Surface Indications for Deep Hydrocarbon Deposits in the Central Bohemia, Czech Republic
Department of Petroleum Technology and Petrochemistry, Institute of Chemical Technology, Prague
We describe a number of new small-scale hydrocarbon occurrences ranging from pristine petroleum and gas shows to degraded bitumen that come from various locations in the central part of the Bohemian Massif. We further argue that many if not most of hydrocarbon occurrences in that area, both newly described and already known, are in fact concentrated within five distinct, 25?40 km wide, N-S-trending linear zones that cut across crystalline and sedimentary units. These linear structures seem to provide long-lived and periodically re-activated conduits for various geofluids that include, apart from hydrocarbons, thermal and mineral waters, warm brines, uranium-bearing hydrothermal solutions, CO2, CH4, and He. Geological and geochemical evidence shows that within the linear zones at least several distinct episodes of fluid migration occurred during the geological history. A number of local present-day emissions and small oil seeps are probably indicative of the most recent migration stage that appears to have resumed in the Tertiary period, following the Alpine orogeny.
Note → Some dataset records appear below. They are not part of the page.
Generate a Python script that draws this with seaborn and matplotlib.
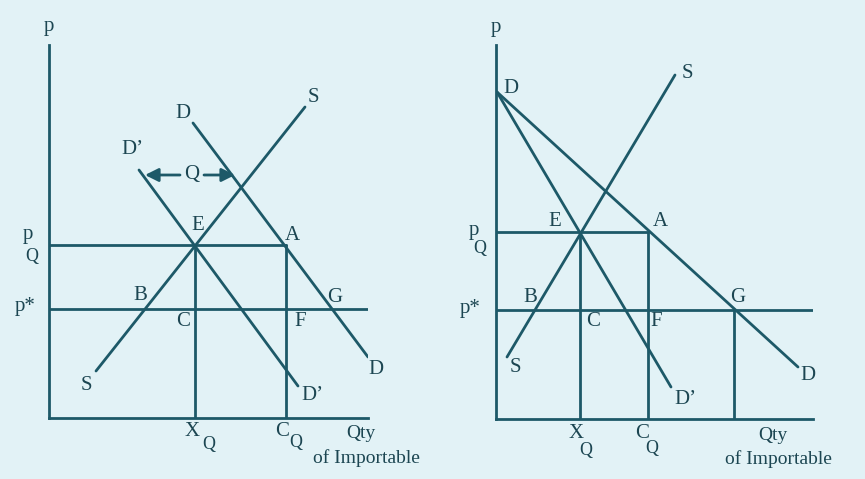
import pandas as pd
import seaborn as sns

import matplotlib
matplotlib.use('Agg')
import matplotlib.pyplot as plt

# --- values (units: px from each panel's origin) ---
# left panel: linear D, S and the quota-shifted D'
L_xmax, L_ymax = 319, 373
L_pQ, L_pstar = 173, 109
L_XQ, L_CQ = 146, 237
L_S = [(47, 47), (256, 311)]
L_D = [(144, 295), (319, 61)]
L_Dq = [(90, 248), (249, 32)]
L_arrow_y, L_arrow_from, L_arrow_to = 243, (96, 186), 143

# right panel: D and D' share the same intercept
R_xmax, R_ymax = 317, 374
R_pQ, R_pstar = 187, 109
R_XQ, R_CQ, R_G = 84, 152, 238
R_S = [(11, 62), (179, 344)]
R_D = [(1, 327), (302, 52)]
R_Dq = [(1, 327), (175, 32)]

# labels: (text, x, y, size)
L_labels = [("p", 0, 392, 15), ("D", 134, 305, 15), ("S", 264, 321, 15),
            ("D’", 83, 268, 15), ("E", 149, 193, 15), ("A", 243, 183, 15),
            ("p", -21, 183, 15), ("Q", -17, 162, 13), ("p*", -24, 111, 15),
            ("B", 91, 122, 15), ("G", 286, 121, 15), ("C", 134, 96, 15),
            ("F", 251, 96, 15), ("S", 37, 33, 15), ("D", 327, 48, 15),
            ("D’", 263, 23, 15), ("X", 143, -13, 15), ("Q", 160, -27, 13),
            ("C", 233, -13, 15), ("Q", 247, -25, 13), ("Qty", 312, -16, 14),
            ("of Importable", 317, -40, 14)]
R_labels = [("p", 0, 392, 15), ("D", 15, 331, 15), ("S", 191, 346, 15),
            ("E", 59, 197, 15), ("A", 164, 197, 15),
            ("p", -22, 189, 15), ("Q", -16, 171, 13), ("p*", -26, 110, 15),
            ("B", 34, 122, 15), ("G", 242, 121, 15), ("C", 97, 97, 15),
            ("F", 160, 97, 15), ("S", 19, 52, 15), ("D", 312, 44, 15),
            ("D’", 189, 19, 15), ("X", 80, -14, 15), ("Q", 90, -31, 13),
            ("C", 146, -14, 15), ("Q", 156, -30, 13), ("Qty", 277, -17, 14),
            ("of Importable", 282, -40, 14)]

INK = '#1d5968'
TXT = '#1c4652'
BG = '#e2f2f6'

sns.set_style('white')
plt.rcParams['font.family'] = ['Liberation Serif', 'DejaVu Serif']


def segs_to_df(segs):
    rows = []
    for i, seg in enumerate(segs):
        for x, y in seg:
            rows.append({'seg': i, 'x': x, 'y': y})
    return pd.DataFrame(rows)


def draw_panel(ax, xmax, ymax, lines, labels):
    df = segs_to_df(lines)
    sns.lineplot(data=df, x='x', y='y', units='seg', estimator=None,
                 sort=False, color=INK, lw=2.0, ax=ax, legend=False)
    ax.set_xlim(0, xmax)
    ax.set_ylim(0, ymax)
    ax.set_facecolor('none')
    for side in ['top', 'right']:
        ax.spines[side].set_visible(False)
    for side in ['left', 'bottom']:
        ax.spines[side].set_color(INK)
        ax.spines[side].set_linewidth(2.0)
    ax.set_xticks([])
    ax.set_yticks([])
    ax.set_xlabel('')
    ax.set_ylabel('')
    for t, x, y, s in labels:
        ax.text(x, y, t, fontsize=s, color=TXT, ha='center',
                va='center', clip_on=False)


W, H = 865, 479
fig = plt.figure(figsize=(W / 100, H / 100), dpi=100, facecolor=BG)

ax1 = fig.add_axes([49 / W, (H - 418) / H, L_xmax / W, L_ymax / H])
left_lines = [[(0, L_pQ), (L_CQ, L_pQ)],
              [(0, L_pstar), (L_xmax, L_pstar)],
              [(L_XQ, 0), (L_XQ, L_pQ)],
              [(L_CQ, 0), (L_CQ, L_pQ)],
              L_S, L_D, L_Dq]
draw_panel(ax1, L_xmax, L_ymax, left_lines, L_labels)

# quota arrows between D' and D
ax1.text(L_arrow_to, L_arrow_y, "Q", fontsize=15, color=TXT,
         ha='center', va='center')
for xend, xstart in [(L_arrow_from[0], L_arrow_to - 12),
                     (L_arrow_from[1], L_arrow_to + 12)]:
    ax1.annotate('', xy=(xend, L_arrow_y), xytext=(xstart, L_arrow_y),
                 arrowprops=dict(arrowstyle='-|>,head_length=0.8,head_width=0.4',
                                 color=INK, lw=2.0, shrinkA=0, shrinkB=0))

ax2 = fig.add_axes([496 / W, (H - 419) / H, R_xmax / W, R_ymax / H])
right_lines = [[(0, R_pQ), (R_CQ, R_pQ)],
               [(0, R_pstar), (R_xmax, R_pstar)],
               [(R_XQ, 0), (R_XQ, R_pQ)],
               [(R_CQ, 0), (R_CQ, R_pQ)],
               [(R_G, 0), (R_G, R_pstar)],
               R_S, R_D, R_Dq]
draw_panel(ax2, R_xmax, R_ymax, right_lines, R_labels)

plt.savefig('out.png', dpi=100, facecolor=BG)
plt.close()
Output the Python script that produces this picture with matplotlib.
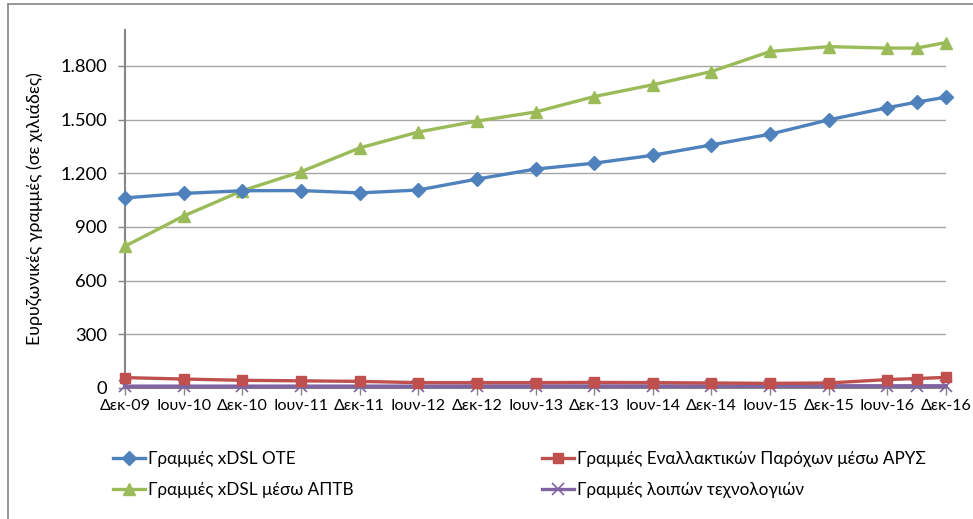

The hydrocarbons found at the surface may point to undiscovered deposits and/or hydrocarbon-producing sequences beneath the surface, though juvenile, deep-mantle (abiogenic) contributions can be also viable. Alternatively, hydrocarbon origin can be also explained in terms of a long-distance lateral migration from unknown sources in the Alpine realm. Regardless the dubious source(s), our analysis indicates that the internal part of the Bohemian Massif shall be seriously considered as an emerging target for future oil and gas exploration; a conclusion that is both fundamental and challenging.